* [SOURCE DATA]

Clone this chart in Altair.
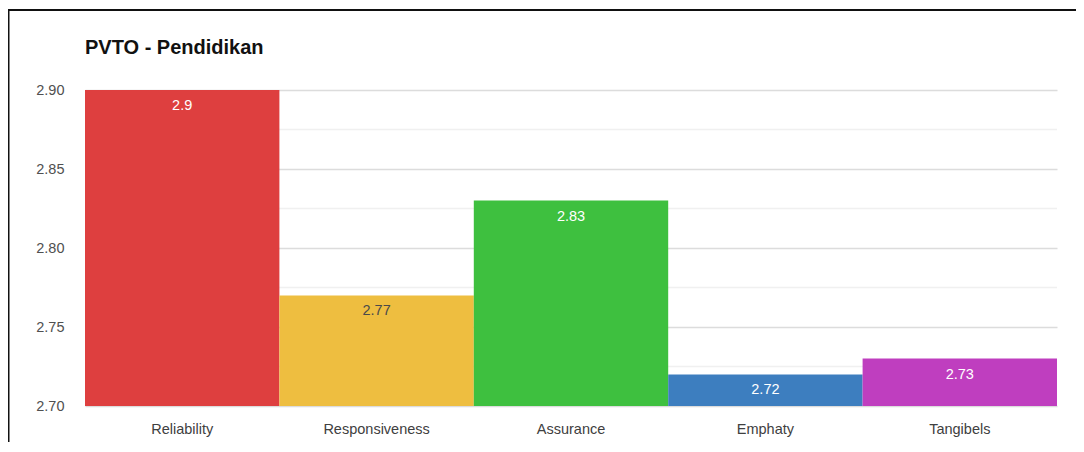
import altair as alt
import pandas as pd

categories = ["Reliability", "Responsiveness", "Assurance", "Emphaty", "Tangibels"]
values = [2.90, 2.77, 2.83, 2.72, 2.73]
labels = ["2.9", "2.77", "2.83", "2.72", "2.73"]
colors = ["#DE3F3F", "#EEBE40", "#3EC03F", "#3D7EBF", "#BF3EBF"]
label_colors = ["#FFFFFF", "#4A4A4A", "#FFFFFF", "#FFFFFF", "#FFFFFF"]
y_major = [2.70, 2.75, 2.80, 2.85, 2.90]
y_minor = [2.725, 2.775, 2.825, 2.875]
y_base = 2.70

df = pd.DataFrame({"cat": categories, "val": values, "lab": labels,
                   "col": colors, "lcol": label_colors})
minor_df = pd.DataFrame({"v": y_minor})

FONT = "Liberation Sans"
yscale = alt.Scale(domain=[2.70, 2.90], zero=False, nice=False)

x = alt.X("cat:N", sort=categories, title=None,
          scale=alt.Scale(paddingInner=0, paddingOuter=0),
          axis=alt.Axis(labelAngle=0, ticks=False, domain=False, grid=False,
                        labelFontSize=14.5, labelColor="#404040",
                        labelPadding=16, labelFont=FONT))
y = alt.Y("val:Q", title=None, scale=yscale,
          axis=alt.Axis(values=y_major, format=".2f", ticks=False, domain=False,
                        labelFontSize=14.5, labelColor="#505050", labelPadding=21,
                        labelFont=FONT, gridColor="#DCDCDC", gridWidth=1.6))

minor = alt.Chart(minor_df).mark_rule(color="#F0F0F0", strokeWidth=1.6).encode(
    y=alt.Y("v:Q", scale=yscale)
)

bars = alt.Chart(df).mark_bar().encode(
    x=x, y=y, y2=alt.datum(y_base), color=alt.Color("col:N", scale=None)
)

text = alt.Chart(df).mark_text(dy=16, fontSize=14.5, font=FONT).encode(
    x=alt.X("cat:N", sort=categories),
    y=alt.Y("val:Q"),
    text="lab:N",
    color=alt.Color("lcol:N", scale=None),
)

title = alt.Chart(pd.DataFrame({"t": ["PVTO - Pendidikan"]})).mark_text(
    align="left", baseline="alphabetic", fontSize=20, fontWeight="bold",
    font=FONT, color="#111111"
).encode(x=alt.value(0), y=alt.value(-36), text="t:N")

border_top = alt.Chart(pd.DataFrame({"a": [0]})).mark_rule(
    color="#111111", strokeWidth=2, clip=False
).encode(x=alt.value(-77), x2=alt.value(995), y=alt.value(-80))

border_left = alt.Chart(pd.DataFrame({"a": [0]})).mark_rule(
    color="#111111", strokeWidth=2, clip=False
).encode(x=alt.value(-76.5), y=alt.value(-81), y2=alt.value(360))

chart = alt.layer(minor, bars, text, title, border_top, border_left).properties(
    width=972,
    height=316,
    background="white",
    autosize=alt.AutoSizeParams(type="none"),
    padding={"left": 77, "top": 82, "right": 19, "bottom": 36},
).configure_view(stroke="transparent", strokeWidth=0)

chart.save("out.html", embed_options={"renderer": "svg", "actions": False})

* [WORK TO DO] Every line from the start of the listing above through the line with "import pandas as pd" should be repeated exactly; skip the pictures and add nothing else.

* [IN RESPONSE]
Clone this chart in Altair.
import altair as alt
import pandas as pd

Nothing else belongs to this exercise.